Left wing and Right wing

  • Left wing

    • Equality

    • Government helps control economy to make it more fair e.g. higher taxation

    • State should be quite big

    • Global outlook

  • Right wing

    • Stability

    • Less government intervention e.g. lower taxation

    • State should be quite small

    • Focus on nation and its strength

Main political parties in Weimar Germany

  • Communist party (KPD) - wanted Bolshevik style government like in Russia. Support came from working class

  • Social Democrat Party (SPD) - largest party, led by Ebert. Wanted to improve welfare system and introduce reforms to help poorer Germans. Support came from workers

  • German People’s Party (DVP) - liberal party supporting businesses and middle classes

  • Centre Party - catholic conservative opposing radical changes

  • German National People’s Party (DNVP) - right wing nationalist party, wanted to see the restoration of the monarchy in Germany

  • National Socialist German Worker’s Party (NSDAP) or Nazi Party - far right nationalist and antisemitic party wanting to overturn the Treaty of Versailles and reclaim lost territory

Political challenges to Weimar Republic

  • Spartacist Uprising

  • Red Rising in the Ruhr

  • Kapp Putsch

  • Munich Putsch

Spartacist Uprising

  • Left wing, communist rebellion which happened before the Weimar constitution was signed

  • January 1919 - Spartacists tried to set up a communist style government like Bolshevik Russia

  • Led by Karl Liebknecht and Rosa Luxemburg

  • They seized newspaper offices in Berlin, barricaded streets, organised a general strike and prepared for armed fighting

  • Ebert made a deal with the Freikorps (right-wing nationalist ex-soldiers) and the German army to stop the uprising

  • 170 dead, including the leaders who were brutally murdered

  • The uprising showed the instability and fragility of the Weimar government as it was forced to rely on the Freikorps

  • Led to further communist uprisings in Bavaria 1919 and the Ruhr 1920

Red rising in the Ruhr, 1920

  • Who - groups of workers led by members of the communist party

  • Why - many German workers angry about bad pay and bad working conditions

  • What - communist ‘red army’ of 50,000 workers occupied the Ruhr region of Germany and took control of its raw materials

  • Success - did not have a clear plan and the unrest never seriously threatened the Weimar’s control

Kapp Putsch, 1920

  • Who - Freikorps led by Wolfgang Kapp

  • Why - government ordered that Freikorps brigades be disbanded as there was little need for them now as left wing groups had been crushed

  • What - around 12,000 Freikorps marched to Berlin and government forced to flee

  • Success - failed to win much support as Berlin workers went on strike in protest at the putsch and Kapp fled from Berlin

Munich Putsch, 1923

  • Who - Nazi Party and General Ludendorff and 55,000 members and the SA

  • Why - Hitler and his party believed that democracy only led to weak government

  • What - Nazis planned to take over government and set up Ludendorff as leader.
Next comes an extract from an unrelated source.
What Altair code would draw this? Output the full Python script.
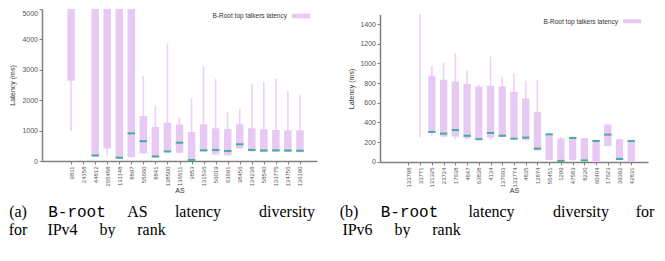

Started in Munich where Hitler and 600 SA members burst into a meeting and forced the leader of Bavaria (von Kahr) to support their plan

  • Success - not properly planned and von Kahr left the meeting and withdrew his support. German government responded quickly and ordered army to crush the revolt. Nazis and army fought and 14 Nazis killed. Leader of putsch arrested and Hitler was sent to prison for 5 years but released after 9 months

Freikorps

  • Who were the Freikorps

    • Paramilitary groups formed in Germany in December 1918 after WWI

    • Composed mostly of former soldiers who struggled to adjust to civilian life

    • Around 250,000 members total, spread across various independent groups

    • Not tied to a single political party, but generally right-wing and anti-communist

  • Reasons for joining

    • Some veterans missed the structure and violence of military life

    • Others were angry over Germany’s defeat in WWI and blamed the new democratic Weimar politicians

    • Many held extremist views:

      • Rejected democracy and capitalism

      • Strongly anti-Marxist

      • Often anti-Semitic, blaming Jews for Germany's defeat

  • Helping the Weimar Government

    • Used by the government (especially by Defence Minister Gustav Noske) to suppress uprisings

    • Key role in:

      • Crushing the Spartacist Revolt in Berlin (Jan 1919)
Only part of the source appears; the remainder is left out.